Farmed fish also sometimes escape and mess with the local environment. In Washington state, hundreds of thousands of non-native Atlantic salmon escaped into an unprepared Puget Sound last month. Fishermen and scientists worry that the new fish could out-compete and threaten native Pacific salmon, which are a Northwestern cultural and economic staple.

Salmon is just one example. The majority of farmed fish are freshwater dwellers like tilapia and catfish. These species are raised on farms that can pollute local waterways, and they’re less nutritious than wild ocean fish. Oceanic anchovies, herring and mackerel have more calories per gram of meat, and sidestep the risks of farming.

Of course, even little oily fish aren’t limitless. Their populations go through natural boom and bust cycles that track changes in water temperature, driven by climate. California’s sardine canning industry boomed from the 1920s through the 1940s, but it was a victim of a sardine population bust in the 1950s, when the little fish suddenly disappeared. Climate was a part of that, but scientists think overfishing might have played a role too.

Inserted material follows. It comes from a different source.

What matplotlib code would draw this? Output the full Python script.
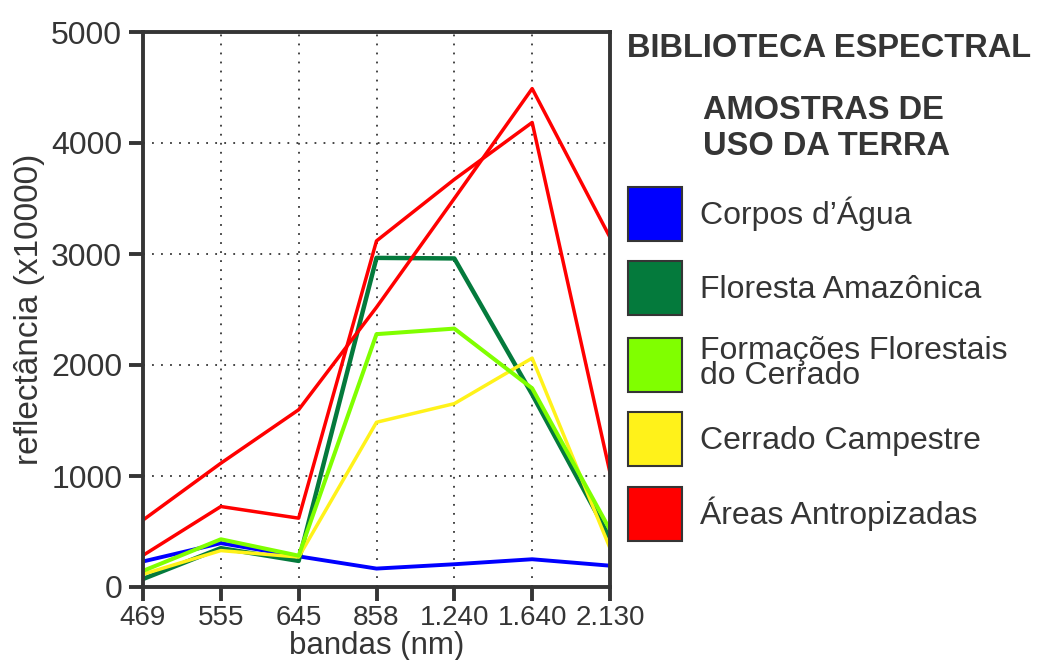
import matplotlib
matplotlib.use('Agg')
import matplotlib.pyplot as plt
from matplotlib.patches import Patch


bands = ['469', '555', '645', '858', '1.240', '1.640', '2.130']

corpos_agua = [230, 395, 276, 166, 205, 250, 192]
floresta_amazonica = [72, 350, 235, 2965, 2960, 1735, 440]
formacoes_florestais = [145, 430, 282, 2278, 2328, 1790, 515]
cerrado_campestre = [115, 328, 270, 1484, 1652, 2062, 350]
areas_antropizadas_1 = [603, 1115, 1597, 2520, 3500, 4490, 3150]
areas_antropizadas_2 = [285, 725, 620, 3118, 3672, 4185, 1030]

legend_labels = ['Corpos d\u2019\u00c1gua', 'Floresta Amaz\u00f4nica',
                 'Forma\u00e7\u00f5es Florestais\ndo Cerrado',
                 'Cerrado Campestre', '\u00c1reas Antropizadas']

BLUE = '#0000ff'
DKGREEN = '#047a3c'
LTGREEN = '#80ff00'
YELLOW = '#fff21a'
RED = '#ff0000'
INK = '#353535'


def main():

    plt.rcParams['font.family'] = ['Liberation Sans', 'DejaVu Sans']
    plt.rcParams['text.color'] = INK

    fig = plt.figure(figsize=(10.4, 6.6), dpi=100)
    ax = fig.add_axes([143 / 1040, 1 - 587 / 660, (610 - 143) / 1040, (587 - 32) / 660])

    x = list(range(len(bands)))

    ax.plot(x, corpos_agua, color=BLUE, lw=2.8)
    ax.plot(x, floresta_amazonica, color=DKGREEN, lw=3.2)
    ax.plot(x, cerrado_campestre, color=YELLOW, lw=2.5)
    ax.plot(x, formacoes_florestais, color=LTGREEN, lw=2.9)
    ax.plot(x, areas_antropizadas_1, color=RED, lw=2.5)
    ax.plot(x, areas_antropizadas_2, color=RED, lw=2.5)

    ax.set_xlim(0, len(bands) - 1)
    ax.set_ylim(0, 5000)
    ax.set_xticks(x)
    ax.set_xticklabels(bands)
    ax.set_yticks([0, 1000, 2000, 3000, 4000, 5000])

    ax.grid(True, linestyle=(0, (1, 4)), color=INK, lw=1.3)
    for s in ax.spines.values():
        s.set_color(INK)
        s.set_linewidth(2.8)
    ax.tick_params(direction='out', length=10, width=2.8, color=INK,
                   labelcolor=INK)
    ax.tick_params(axis='y', labelsize=23, pad=5)
    ax.tick_params(axis='x', labelsize=20, pad=3)

    ax.set_xlabel('bandas (nm)', fontsize=22.5, color=INK, labelpad=0)
    ax.set_ylabel('reflect\u00e2ncia (x10000)', fontsize=24, color=INK, labelpad=4)

    fig.text(627 / 1040, 1 - 57 / 660, 'BIBLIOTECA ESPECTRAL', fontsize=23.5,
             fontweight='bold', color=INK, ha='left', va='baseline')
    fig.text(703 / 1040, 1 - 119 / 660, 'AMOSTRAS DE', fontsize=23.5,
             fontweight='bold', color=INK, ha='left', va='baseline')
    fig.text(703 / 1040, 1 - 155 / 660, 'USO DA TERRA', fontsize=23.5,
             fontweight='bold', color=INK, ha='left', va='baseline')

    colors = [BLUE, DKGREEN, LTGREEN, YELLOW, RED]
    handles = [Patch(facecolor=c, edgecolor=INK, linewidth=1.5) for c in colors]
    leg = fig.legend(handles, legend_labels, loc='upper left',
                     bbox_to_anchor=(628 / 1040, 1 - 187 / 660),
                     frameon=False, borderpad=0, borderaxespad=0, fontsize=23,
                     handlelength=1.7, handleheight=2.22, handletextpad=0.56,
                     labelspacing=0.64)
    for t in leg.get_texts():
        t.set_linespacing(0.8)

    fig.savefig('out.png', dpi=100)


if __name__ == "__main__":
    main()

Luckily, little fish populations don’t all swing in the same way at the same time. Anchovy and sardine populations can have opposite responses to ocean temperatures for example; sardines boom in warm water, anchovies in cold. There’s a little fish for every season.

So next time you’re are the grocery store, wondering how best to pick your seafood, take the pressure off yourself and the environment by reaching for small, oily and wild ocean fish. Your body and your conscience will thank you.